In the following chapter we will see the radical implications of these shared spiritual experiences. For Paul, being “united with Christ” was not merely a metaphor expressing solidarity and unity of faith but an experiential reality that he and his followers relied upon as evidence of their salvation. As we will see, baptism was not merely a symbolic water purification ritual but a means to achieve direct possession of the Spirit of Christ. Those so united with Christ, through being possessed of his Spirit, became one spiritual “body” with him and were spiritually sustained by eating the flesh and drinking the blood of Christ through the Eucharistic meal of bread and wine. This transformation of the Jewish rituals of water purification and the blessing of God for bread and wine took Paul and his followers far afield from the practices of Jesus and his first followers and would have been viewed as shockingly pagan by James and the leaders of the Jerusalem church.
SIX
A MYSTICAL UNION
WITH CHRIST
What does it mean to be “in Christ”? I don’t mean believing in Jesus in the sense of having faith in Christ, but literally being in Christ. The phrase might be familiar to readers of the New Testament or to churchgoers, but what does it mean and where did it come from? The Hebrew Bible speaks often about believing and trusting in God, but never about being in God, and Jews don’t talk about being in Abraham, Moses, or any of the Prophets.1
The phrase “in Christ” belongs exclusively to the thought world of Paul and he uses it more than fifty times in his genuine letters.2 It is never used in the New Testament Gospels, either by Jesus or anyone talking about Jesus. That alone should give us pause. No matter how familiar the phrase might be, or what we think we might understand about it, we need to first hear the words of Paul in the context in which he uses them. As we will see, Paul’s concept of being in Christ is a key to understanding his view of what it meant to be a Christian.3 It is the underpinning of his teaching about God creating a new heavenly family of glorified Spirit-beings and it forms the basis of the experiences he and his followers were convinced showed that they were dealing directly with Christ as a living Spirit-being.
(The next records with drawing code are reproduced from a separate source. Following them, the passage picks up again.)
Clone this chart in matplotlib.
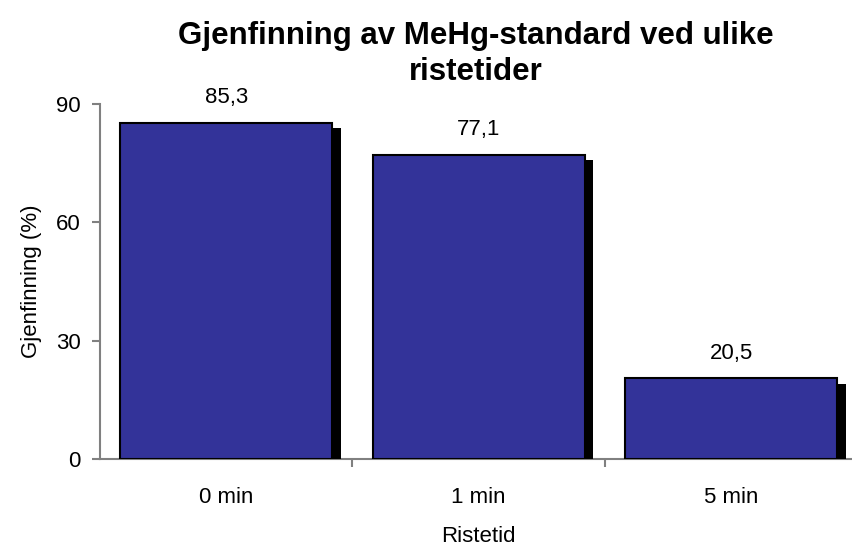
import matplotlib.pyplot as plt
import matplotlib.patheffects as pe

plt.rcParams['font.family'] = ['Liberation Sans', 'DejaVu Sans']

# Recovery of MeHg standard at different shaking times
categories = ['0 min', '1 min', '5 min']
recovery = [85.3, 77.1, 20.5]
labels = ['85,3', '77,1', '20,5']

fig = plt.figure(figsize=(8.53, 5.49), dpi=100)
ax = fig.add_axes([100 / 853, 90 / 549, 757.5 / 853, 355 / 549])

x = range(len(categories))
bars = ax.bar(x, recovery, width=0.84, color='#333399', edgecolor='black',
              linewidth=1.5, zorder=3)
for b in bars:
    b.set_path_effects([pe.SimplePatchShadow(offset=(6, -4), shadow_rgbFace='black', alpha=1.0),
                        pe.Normal()])

for xi, v, lab in zip(x, recovery, labels):
    ax.annotate(lab, (xi, v), xytext=(0, 18), textcoords='offset points',
                ha='center', va='center', fontsize=16)

ax.set_xlim(-0.5, 2.5)
ax.set_ylim(0, 90)
ax.set_yticks([0, 30, 60, 90])
ax.set_xticks(x)
ax.set_xticklabels(categories)
ax.set_xticks([0.5, 1.5, 2.5], minor=True)
ax.tick_params(axis='x', which='major', length=0, pad=20, labelsize=16)
ax.tick_params(axis='x', which='minor', length=6, color='#808080', width=1.5)
ax.tick_params(axis='y', length=6, color='#808080', width=1.5, labelsize=16, pad=8)

for s in ['top', 'right']:
    ax.spines[s].set_visible(False)
for s in ['left', 'bottom']:
    ax.spines[s].set_color('#808080')
    ax.spines[s].set_linewidth(1.5)

ax.set_ylabel('Gjenfinning (%)', fontsize=16, labelpad=10)
ax.set_xlabel('Ristetid', fontsize=16, labelpad=13)
fig.text(476 / 853, 1 - 54 / 549, 'Gjenfinning av MeHg-standard ved ulike\nristetider',
         ha='center', va='center', fontsize=22.5, fontweight='bold', linespacing=1.3)

fig.savefig('out.png', dpi=100)
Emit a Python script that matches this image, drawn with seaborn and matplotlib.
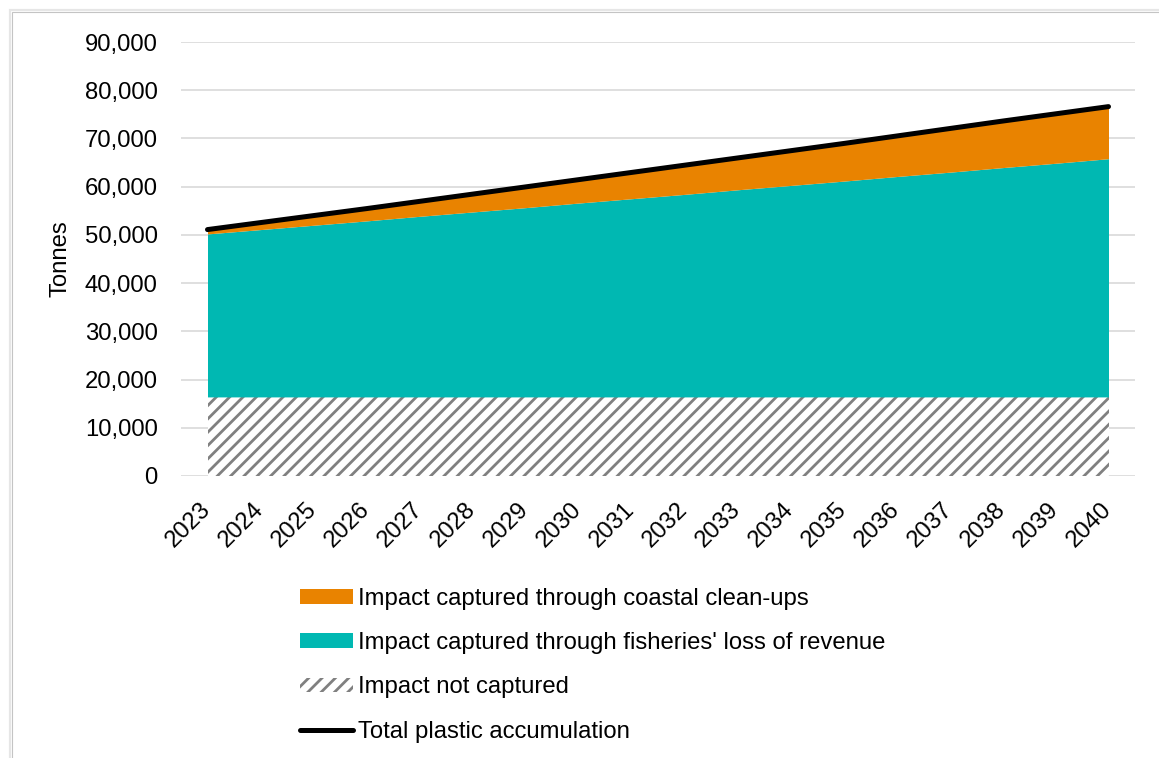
import matplotlib.pyplot as plt
import seaborn as sns
import pandas as pd
from matplotlib.patches import Patch, Rectangle
from matplotlib.lines import Line2D
from matplotlib.ticker import FuncFormatter

#years on the category axis
years = [2023, 2024, 2025, 2026, 2027, 2028, 2029, 2030, 2031,
         2032, 2033, 2034, 2035, 2036, 2037, 2038, 2039, 2040]

#stacked layers (tonnes)
not_captured = [16400, 16400, 16400, 16400, 16400, 16400, 16400, 16400, 16400,
                16400, 16400, 16400, 16400, 16400, 16400, 16400, 16400, 16400]
fisheries = [33800, 34700, 35600, 36500, 37450, 38350, 39250, 40200, 41100,
             42000, 42950, 43850, 44750, 45700, 46600, 47550, 48450, 49400]
cleanups = [900, 1450, 2000, 2550, 3100, 3700, 4300, 4850, 5450,
            6050, 6600, 7200, 7800, 8400, 9050, 9650, 10250, 10800]
total = [51100, 52550, 54000, 55450, 56950, 58450, 59950, 61450, 62950,
         64450, 65950, 67450, 68950, 70500, 72050, 73600, 75100, 76600]

labels = ["Impact captured through coastal clean-ups",
          "Impact captured through fisheries' loss of revenue",
          "Impact not captured",
          "Total plastic accumulation"]

ORANGE = '#E98300'
TEAL = '#00B8B2'
HATCH_GREY = '#808080'

df = pd.DataFrame({'year': years, 'not_captured': not_captured,
                   'fisheries': fisheries, 'cleanups': cleanups, 'total': total})
df['pos'] = df.index

sns.set_theme(style='white')
plt.rcParams['font.family'] = ['Liberation Sans', 'DejaVu Sans']
plt.rcParams['hatch.linewidth'] = 2.5
plt.rcParams['text.color'] = 'black'
plt.rcParams['axes.labelcolor'] = 'black'
plt.rcParams['xtick.color'] = 'black'
plt.rcParams['ytick.color'] = 'black'

DPI = 80
W, H = 1159, 758
FS = 21.5
fig = plt.figure(figsize=(W / DPI, H / DPI), dpi=DPI)
ax = fig.add_axes([181 / W, 1 - 476 / H, (1135 - 181) / W, (476 - 42) / H])

#the stacked areas
polys = ax.stackplot(df['pos'], df['not_captured'], df['fisheries'], df['cleanups'],
                     colors=['white', TEAL, ORANGE], linewidth=0)
polys[0].set_hatch('//')
polys[0].set_edgecolor(HATCH_GREY)
polys[0].set_linewidth(0)

#total line on top
sns.lineplot(data=df, x='pos', y='total', color='black', lw=4.5,
             solid_capstyle='round', ax=ax, legend=False, zorder=5)

ax.set_xlim(-0.5, len(years) - 0.5)
ax.set_ylim(0, 90000)
ax.set_yticks(range(0, 90001, 10000))
ax.yaxis.set_major_formatter(FuncFormatter(lambda v, p: f'{int(v):,}'))
ax.set_xticks(df['pos'])
ax.set_xticklabels([str(y) for y in years], rotation=45, ha='right',
                   rotation_mode='anchor', va='center')
ax.tick_params(axis='y', length=0, pad=21, labelsize=FS)
ax.tick_params(axis='x', length=0, pad=27, labelsize=FS)
ax.yaxis.grid(True, color='#d9d9d9', lw=1.5)
ax.xaxis.grid(False)
ax.set_axisbelow(True)
for s in ax.spines.values():
    s.set_visible(False)
ax.set_xlabel('')
ax.set_ylabel('Tonnes', fontsize=FS)
ax.yaxis.set_label_coords(-0.115, 0.5)

#legend below the chart
handles = [Patch(facecolor=ORANGE, lw=0),
           Patch(facecolor=TEAL, lw=0),
           Patch(facecolor='white', edgecolor=HATCH_GREY, hatch='//', lw=0),
           Line2D([], [], color='black', lw=4.5, solid_capstyle='round')]
fig.legend(handles, labels, loc='upper left', bbox_to_anchor=(300 / W, 1 - 588 / H),
           frameon=False, borderpad=0, borderaxespad=0, fontsize=FS,
           handlelength=2.2, handleheight=0.56, handletextpad=0.22, labelspacing=0.93)

#chart frame like the source slide
fig.patches.append(Rectangle((10 / W, -0.1), 1.2, 1 - 10 / H + 0.1, transform=fig.transFigure,
                             fill=False, edgecolor='#e6e6e6', lw=2))
fig.patches.append(Rectangle((12 / W, -0.1), 1.2, 1 - 12 / H + 0.1, transform=fig.transFigure,
                             fill=False, edgecolor='#c4c4c4', lw=1))

fig.savefig('out.png', dpi=DPI, facecolor='white')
I have often thought of my task as a historian as trying to make the familiar strange and the strange familiar. It is all too easy to think that we understand some aspect of the past when in reality we are more likely looking through the tint of our modern assumptions. If we can distance ourselves in order to see the ways in which the past is strange to us, then we have a chance to understand it in a new and more authentic way.
One of my professors in graduate school at the University of Chicago once said to us, “If you had a time machine and traveled back to Greece in the first century A.D., dropping in to observe a gathering of a cell group of Paul’s followers meeting in Corinth, don’t assume you would have even the slightest idea of what was going on.” At that time I thought he was exaggerating for effect but my decades of research in the history of ancient religions has convinced me that his was an understatement.